## What this task involves
Repeat the full listing below verbatim and keep the images out.
- - - - -
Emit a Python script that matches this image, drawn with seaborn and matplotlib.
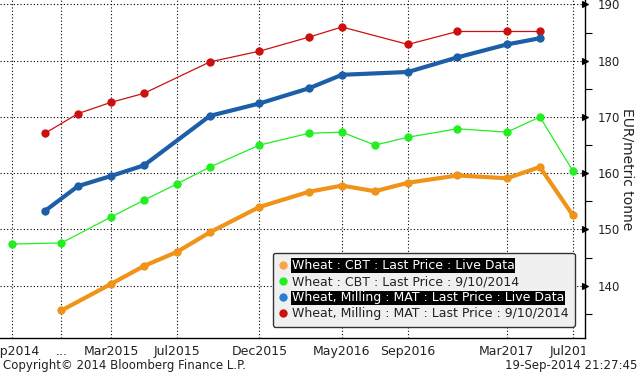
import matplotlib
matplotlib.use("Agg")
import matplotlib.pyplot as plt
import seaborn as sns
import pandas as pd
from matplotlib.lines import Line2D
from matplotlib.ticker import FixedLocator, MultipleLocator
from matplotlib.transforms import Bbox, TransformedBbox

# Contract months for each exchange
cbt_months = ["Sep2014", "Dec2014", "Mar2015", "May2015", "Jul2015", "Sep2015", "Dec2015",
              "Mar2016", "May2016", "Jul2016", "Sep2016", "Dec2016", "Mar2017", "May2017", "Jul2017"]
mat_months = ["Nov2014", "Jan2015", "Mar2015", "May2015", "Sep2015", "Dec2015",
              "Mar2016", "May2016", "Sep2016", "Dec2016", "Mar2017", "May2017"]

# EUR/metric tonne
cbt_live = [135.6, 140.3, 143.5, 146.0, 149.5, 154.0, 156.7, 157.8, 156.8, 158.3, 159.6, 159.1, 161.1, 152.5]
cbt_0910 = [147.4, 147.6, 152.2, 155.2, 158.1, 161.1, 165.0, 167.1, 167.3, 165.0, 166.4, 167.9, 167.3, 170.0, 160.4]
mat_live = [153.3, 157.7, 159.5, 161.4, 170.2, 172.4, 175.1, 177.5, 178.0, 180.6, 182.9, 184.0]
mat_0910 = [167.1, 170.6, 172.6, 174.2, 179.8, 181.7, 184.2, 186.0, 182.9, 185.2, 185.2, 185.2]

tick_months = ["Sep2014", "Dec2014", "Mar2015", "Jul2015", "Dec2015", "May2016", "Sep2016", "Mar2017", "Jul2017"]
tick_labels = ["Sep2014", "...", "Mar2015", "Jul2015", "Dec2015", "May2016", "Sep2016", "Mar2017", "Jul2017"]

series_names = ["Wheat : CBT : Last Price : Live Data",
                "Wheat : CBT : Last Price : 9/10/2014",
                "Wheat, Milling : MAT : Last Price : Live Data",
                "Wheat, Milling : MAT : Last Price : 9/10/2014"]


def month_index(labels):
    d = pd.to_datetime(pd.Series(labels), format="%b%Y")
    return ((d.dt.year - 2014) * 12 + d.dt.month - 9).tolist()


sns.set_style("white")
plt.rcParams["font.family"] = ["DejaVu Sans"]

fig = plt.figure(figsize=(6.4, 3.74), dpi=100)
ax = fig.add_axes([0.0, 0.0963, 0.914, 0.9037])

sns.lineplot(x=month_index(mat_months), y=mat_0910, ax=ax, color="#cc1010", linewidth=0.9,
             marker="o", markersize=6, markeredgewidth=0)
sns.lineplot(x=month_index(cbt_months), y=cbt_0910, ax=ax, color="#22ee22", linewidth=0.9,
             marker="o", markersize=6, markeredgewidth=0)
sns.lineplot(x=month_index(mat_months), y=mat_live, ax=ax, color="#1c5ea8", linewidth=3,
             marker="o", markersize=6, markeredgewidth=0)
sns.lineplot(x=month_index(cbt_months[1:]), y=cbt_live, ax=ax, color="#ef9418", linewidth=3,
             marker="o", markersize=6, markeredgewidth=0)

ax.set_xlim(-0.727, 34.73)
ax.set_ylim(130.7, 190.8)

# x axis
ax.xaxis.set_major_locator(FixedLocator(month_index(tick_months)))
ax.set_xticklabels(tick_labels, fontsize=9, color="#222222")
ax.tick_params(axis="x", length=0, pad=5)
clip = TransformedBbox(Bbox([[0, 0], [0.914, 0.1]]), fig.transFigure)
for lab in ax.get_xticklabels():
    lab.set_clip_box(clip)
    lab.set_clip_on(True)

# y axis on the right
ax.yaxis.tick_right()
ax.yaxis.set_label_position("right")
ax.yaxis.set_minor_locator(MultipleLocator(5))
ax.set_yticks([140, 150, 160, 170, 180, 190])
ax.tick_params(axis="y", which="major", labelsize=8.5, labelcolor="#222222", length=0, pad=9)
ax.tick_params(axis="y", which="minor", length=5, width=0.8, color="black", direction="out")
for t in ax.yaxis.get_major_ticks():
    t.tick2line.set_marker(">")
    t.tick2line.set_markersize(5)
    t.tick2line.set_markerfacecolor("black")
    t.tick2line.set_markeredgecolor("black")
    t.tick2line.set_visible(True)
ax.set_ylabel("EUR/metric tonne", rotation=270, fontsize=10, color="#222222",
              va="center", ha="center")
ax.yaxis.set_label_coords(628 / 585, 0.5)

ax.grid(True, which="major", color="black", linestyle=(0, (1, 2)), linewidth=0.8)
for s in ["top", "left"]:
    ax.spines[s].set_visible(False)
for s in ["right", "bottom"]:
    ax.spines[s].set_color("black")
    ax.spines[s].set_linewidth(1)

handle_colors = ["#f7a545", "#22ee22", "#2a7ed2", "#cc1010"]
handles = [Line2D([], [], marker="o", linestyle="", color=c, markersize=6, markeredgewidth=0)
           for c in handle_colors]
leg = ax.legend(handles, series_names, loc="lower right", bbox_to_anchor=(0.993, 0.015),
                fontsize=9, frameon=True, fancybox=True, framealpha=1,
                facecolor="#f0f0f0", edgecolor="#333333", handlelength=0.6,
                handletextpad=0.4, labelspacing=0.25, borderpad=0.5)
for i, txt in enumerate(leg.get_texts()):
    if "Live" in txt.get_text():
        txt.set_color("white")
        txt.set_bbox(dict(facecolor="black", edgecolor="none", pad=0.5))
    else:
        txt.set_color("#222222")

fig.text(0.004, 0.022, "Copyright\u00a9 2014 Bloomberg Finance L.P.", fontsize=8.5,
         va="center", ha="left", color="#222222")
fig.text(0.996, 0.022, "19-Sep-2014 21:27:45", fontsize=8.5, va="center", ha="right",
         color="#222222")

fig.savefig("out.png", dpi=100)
- - - - -
## The solution
Emit a Python script that matches this image, drawn with seaborn and matplotlib.
import matplotlib
matplotlib.use("Agg")
import matplotlib.pyplot as plt
import seaborn as sns
import pandas as pd
from matplotlib.lines import Line2D
from matplotlib.ticker import FixedLocator, MultipleLocator
from matplotlib.transforms import Bbox, TransformedBbox

# Contract months for each exchange
cbt_months = ["Sep2014", "Dec2014", "Mar2015", "May2015", "Jul2015", "Sep2015", "Dec2015",
              "Mar2016", "May2016", "Jul2016", "Sep2016", "Dec2016", "Mar2017", "May2017", "Jul2017"]
mat_months = ["Nov2014", "Jan2015", "Mar2015", "May2015", "Sep2015", "Dec2015",
              "Mar2016", "May2016", "Sep2016", "Dec2016", "Mar2017", "May2017"]

# EUR/metric tonne
cbt_live = [135.6, 140.3, 143.5, 146.0, 149.5, 154.0, 156.7, 157.8, 156.8, 158.3, 159.6, 159.1, 161.1, 152.5]
cbt_0910 = [147.4, 147.6, 152.2, 155.2, 158.1, 161.1, 165.0, 167.1, 167.3, 165.0, 166.4, 167.9, 167.3, 170.0, 160.4]
mat_live = [153.3, 157.7, 159.5, 161.4, 170.2, 172.4, 175.1, 177.5, 178.0, 180.6, 182.9, 184.0]
mat_0910 = [167.1, 170.6, 172.6, 174.2, 179.8, 181.7, 184.2, 186.0, 182.9, 185.2, 185.2, 185.2]

tick_months = ["Sep2014", "Dec2014", "Mar2015", "Jul2015", "Dec2015", "May2016", "Sep2016", "Mar2017", "Jul2017"]
tick_labels = ["Sep2014", "...", "Mar2015", "Jul2015", "Dec2015", "May2016", "Sep2016", "Mar2017", "Jul2017"]

series_names = ["Wheat : CBT : Last Price : Live Data",
                "Wheat : CBT : Last Price : 9/10/2014",
                "Wheat, Milling : MAT : Last Price : Live Data",
                "Wheat, Milling : MAT : Last Price : 9/10/2014"]


def month_index(labels):
    d = pd.to_datetime(pd.Series(labels), format="%b%Y")
    return ((d.dt.year - 2014) * 12 + d.dt.month - 9).tolist()


sns.set_style("white")
plt.rcParams["font.family"] = ["DejaVu Sans"]

fig = plt.figure(figsize=(6.4, 3.74), dpi=100)
ax = fig.add_axes([0.0, 0.0963, 0.914, 0.9037])

sns.lineplot(x=month_index(mat_months), y=mat_0910, ax=ax, color="#cc1010", linewidth=0.9,
             marker="o", markersize=6, markeredgewidth=0)
sns.lineplot(x=month_index(cbt_months), y=cbt_0910, ax=ax, color="#22ee22", linewidth=0.9,
             marker="o", markersize=6, markeredgewidth=0)
sns.lineplot(x=month_index(mat_months), y=mat_live, ax=ax, color="#1c5ea8", linewidth=3,
             marker="o", markersize=6, markeredgewidth=0)
sns.lineplot(x=month_index(cbt_months[1:]), y=cbt_live, ax=ax, color="#ef9418", linewidth=3,
             marker="o", markersize=6, markeredgewidth=0)

ax.set_xlim(-0.727, 34.73)
ax.set_ylim(130.7, 190.8)

# x axis
ax.xaxis.set_major_locator(FixedLocator(month_index(tick_months)))
ax.set_xticklabels(tick_labels, fontsize=9, color="#222222")
ax.tick_params(axis="x", length=0, pad=5)
clip = TransformedBbox(Bbox([[0, 0], [0.914, 0.1]]), fig.transFigure)
for lab in ax.get_xticklabels():
    lab.set_clip_box(clip)
    lab.set_clip_on(True)

# y axis on the right
ax.yaxis.tick_right()
ax.yaxis.set_label_position("right")
ax.yaxis.set_minor_locator(MultipleLocator(5))
ax.set_yticks([140, 150, 160, 170, 180, 190])
ax.tick_params(axis="y", which="major", labelsize=8.5, labelcolor="#222222", length=0, pad=9)
ax.tick_params(axis="y", which="minor", length=5, width=0.8, color="black", direction="out")
for t in ax.yaxis.get_major_ticks():
    t.tick2line.set_marker(">")
    t.tick2line.set_markersize(5)
    t.tick2line.set_markerfacecolor("black")
    t.tick2line.set_markeredgecolor("black")
    t.tick2line.set_visible(True)
ax.set_ylabel("EUR/metric tonne", rotation=270, fontsize=10, color="#222222",
              va="center", ha="center")
ax.yaxis.set_label_coords(628 / 585, 0.5)

ax.grid(True, which="major", color="black", linestyle=(0, (1, 2)), linewidth=0.8)
for s in ["top", "left"]:
    ax.spines[s].set_visible(False)
for s in ["right", "bottom"]:
    ax.spines[s].set_color("black")
    ax.spines[s].set_linewidth(1)

handle_colors = ["#f7a545", "#22ee22", "#2a7ed2", "#cc1010"]
handles = [Line2D([], [], marker="o", linestyle="", color=c, markersize=6, markeredgewidth=0)
           for c in handle_colors]
leg = ax.legend(handles, series_names, loc="lower right", bbox_to_anchor=(0.993, 0.015),
                fontsize=9, frameon=True, fancybox=True, framealpha=1,
                facecolor="#f0f0f0", edgecolor="#333333", handlelength=0.6,
                handletextpad=0.4, labelspacing=0.25, borderpad=0.5)
for i, txt in enumerate(leg.get_texts()):
    if "Live" in txt.get_text():
        txt.set_color("white")
        txt.set_bbox(dict(facecolor="black", edgecolor="none", pad=0.5))
    else:
        txt.set_color("#222222")

fig.text(0.004, 0.022, "Copyright\u00a9 2014 Bloomberg Finance L.P.", fontsize=8.5,
         va="center", ha="left", color="#222222")
fig.text(0.996, 0.022, "19-Sep-2014 21:27:45", fontsize=8.5, va="center", ha="right",
         color="#222222")

fig.savefig("out.png", dpi=100)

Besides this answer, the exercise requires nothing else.